For the best snorkelling, aim for Culebra and Vieques, or take a charter out of Fajardo to reach the more secluded cays of La Cordillera. Though it’s theoretically possible to snorkel almost anywhere along the coast of Puerto Rico, the power of the surf in winter, the pollution and the large number of silt-carrying rivers flowing into the sea year-round make much of it inaccessible or unremarkable – beaches in the Porta del Sol are slightly better, but in general the cays offshore offer the brightest coral and fish life.
Divers should also head for Culebra, with the other major diving highlights being La Pared (the spectacular wall off La Parguera), Isla de Mona and Isla Desecheo on the west coast. Mona is best appreciated by taking a multi-day excursion planned long in advance – the waters here are unbelievably clear and teeming with exotic marine life.
Puerto Rico has been a light tackle and deep-sea fishing destination for years, especially known for its tarpon and blue marlin: the north coast is known as “blue marlin alley” thanks to the hordes of migrating fish that pass near its shores, especially in the summer, and the island plays host to an International Billfish Tournament (wwww.sanjuaninternational.com) each year. Fishing is excellent year-round, but winter (Oct–March) is the best time for dolphinfish (mahi-mahi or dorado), wahoo, white marlin, yellowfin tuna and the occasional sawfish and sailfish. Tarpon and snook thrive in the shallower waters of the island’s lagoons and bays, and make easier targets from smaller boats.
Charters are available from San Juan and the major resort areas: Culebra, Vieques, Fajardo, Palmas del Mar and all the west coast towns; see relevant chapters for details. You can expect to pay around $500 for a half-day, and up to $900 for full-day excursions.
Puerto Rico is justly regarded as the golf capital of the Caribbean, with 23 highly acclaimed courses designed by international stars Robert Trent Jones Jr, Jack Nicklaus, Gary Player and Arthur Hills, as well as the most successful Puerto Rican player, Juan “Chi-Chi” Rodríguez, who won eight titles on the PGA Tour between 1963 and 1979. Most of the courses are concentrated in Dorado or along the east coast, usually as part of luxury resorts such as Palmas del Mar, which offers one of the toughest courses in the world. Day rates are expensive ($100–160), but considering the standard of the courses, not a bad deal. Renting a set of clubs will set you back at least $60.

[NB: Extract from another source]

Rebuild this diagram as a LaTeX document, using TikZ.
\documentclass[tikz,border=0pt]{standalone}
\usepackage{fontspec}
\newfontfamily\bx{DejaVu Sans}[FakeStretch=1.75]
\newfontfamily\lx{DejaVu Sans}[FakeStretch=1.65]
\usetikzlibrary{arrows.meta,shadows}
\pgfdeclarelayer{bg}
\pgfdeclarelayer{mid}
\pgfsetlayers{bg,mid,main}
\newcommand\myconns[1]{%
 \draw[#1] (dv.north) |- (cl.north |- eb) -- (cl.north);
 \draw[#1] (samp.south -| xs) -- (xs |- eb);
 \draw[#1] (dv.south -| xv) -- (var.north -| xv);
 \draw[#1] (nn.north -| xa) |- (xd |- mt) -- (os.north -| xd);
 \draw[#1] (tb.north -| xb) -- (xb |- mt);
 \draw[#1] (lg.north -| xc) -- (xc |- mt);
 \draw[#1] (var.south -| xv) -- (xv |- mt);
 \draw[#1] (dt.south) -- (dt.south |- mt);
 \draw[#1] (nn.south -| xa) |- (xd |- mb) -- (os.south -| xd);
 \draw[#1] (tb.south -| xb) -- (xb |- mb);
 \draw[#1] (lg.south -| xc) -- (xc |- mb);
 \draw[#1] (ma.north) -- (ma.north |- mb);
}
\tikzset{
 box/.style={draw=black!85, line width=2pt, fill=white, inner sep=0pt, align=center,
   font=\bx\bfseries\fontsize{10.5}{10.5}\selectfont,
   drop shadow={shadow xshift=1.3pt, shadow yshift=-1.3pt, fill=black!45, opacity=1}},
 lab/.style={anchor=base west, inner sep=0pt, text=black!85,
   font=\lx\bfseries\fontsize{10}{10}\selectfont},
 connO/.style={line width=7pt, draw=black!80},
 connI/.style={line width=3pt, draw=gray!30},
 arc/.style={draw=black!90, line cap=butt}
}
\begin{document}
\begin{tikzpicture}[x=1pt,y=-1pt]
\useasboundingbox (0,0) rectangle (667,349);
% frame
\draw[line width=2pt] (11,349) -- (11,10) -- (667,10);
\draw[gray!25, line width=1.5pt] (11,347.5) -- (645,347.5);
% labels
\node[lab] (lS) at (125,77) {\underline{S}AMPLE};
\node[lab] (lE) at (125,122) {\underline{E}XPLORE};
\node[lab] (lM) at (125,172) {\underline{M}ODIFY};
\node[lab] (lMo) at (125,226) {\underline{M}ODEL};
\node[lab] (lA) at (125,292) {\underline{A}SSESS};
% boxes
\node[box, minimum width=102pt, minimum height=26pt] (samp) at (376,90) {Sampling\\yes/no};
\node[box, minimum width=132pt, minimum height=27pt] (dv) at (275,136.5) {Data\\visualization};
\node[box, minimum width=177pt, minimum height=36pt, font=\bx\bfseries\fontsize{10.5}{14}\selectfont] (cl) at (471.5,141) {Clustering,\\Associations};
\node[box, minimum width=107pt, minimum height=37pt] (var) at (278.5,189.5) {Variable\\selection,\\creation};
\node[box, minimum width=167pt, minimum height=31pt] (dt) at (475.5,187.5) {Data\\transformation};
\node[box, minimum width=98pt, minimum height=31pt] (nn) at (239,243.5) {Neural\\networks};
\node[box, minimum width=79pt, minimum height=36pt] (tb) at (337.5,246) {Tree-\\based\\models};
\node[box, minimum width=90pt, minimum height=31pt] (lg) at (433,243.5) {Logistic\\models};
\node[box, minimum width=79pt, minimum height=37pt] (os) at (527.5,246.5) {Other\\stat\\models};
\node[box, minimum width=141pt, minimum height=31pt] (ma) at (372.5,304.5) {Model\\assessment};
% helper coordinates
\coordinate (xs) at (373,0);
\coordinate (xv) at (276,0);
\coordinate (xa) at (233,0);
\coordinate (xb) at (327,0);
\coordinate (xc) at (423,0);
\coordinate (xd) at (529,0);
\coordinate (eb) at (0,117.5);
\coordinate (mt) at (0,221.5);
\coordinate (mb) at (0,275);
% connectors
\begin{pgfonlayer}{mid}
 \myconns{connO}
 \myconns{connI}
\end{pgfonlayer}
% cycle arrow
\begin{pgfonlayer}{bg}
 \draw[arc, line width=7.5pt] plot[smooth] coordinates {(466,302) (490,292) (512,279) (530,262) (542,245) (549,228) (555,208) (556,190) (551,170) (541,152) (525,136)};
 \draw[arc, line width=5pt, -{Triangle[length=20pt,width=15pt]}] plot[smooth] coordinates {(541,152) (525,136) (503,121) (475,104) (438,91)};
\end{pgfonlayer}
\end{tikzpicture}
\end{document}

Xtreme Divers (t787/852-5757, wwww.xtremedivers.com) is a skydiving school based at Humacao regional airport, offering parachute jumps for beginners (with forty seconds of freefall) during the first two weeks of every month: tandem jumps for up to four people are $210 per person. The maximum body weight permissible is 240lb (17 stone or 109kg), and jumpers must be 18 years of age. To try hang gliding, contact Team Spirit Hang Gliding (t787/850-0508, wwww.teamspirithanggliding.com), based southwest of El Yunque.
Contrary to the widely held images of sea and sand, much of Puerto Rico is covered by tropical wilderness that offers some of the Caribbean’s most scintillating hiking possibilities, enhanced by hundreds of tropical birds, scurrying green lizards and a chorus of chirping coquis (frogs). The most accessible reserve is El Yunque National Forest, managed by the US Forest Service and laced with well-maintained trails: highlights include the trek up El Yunque itself and the tougher climb up El Toro.
Elsewhere on the island, the DRNA maintains reservas forestales or forest reserves, also latticed with trails in varying states of upkeep. Toro Negro, which sits astride the Central Cordillera, is the most rewarding, close by the island’s highest peak, Cerro de Punta (1338m), but you’ll find the best-maintained trails in the Bosque Estatal de Guajataca and within the very different landscapes of the Guánica dry forest. One hike that you should attempt only with a guide is the spellbinding traverse of the Cañon de San Cristóbal.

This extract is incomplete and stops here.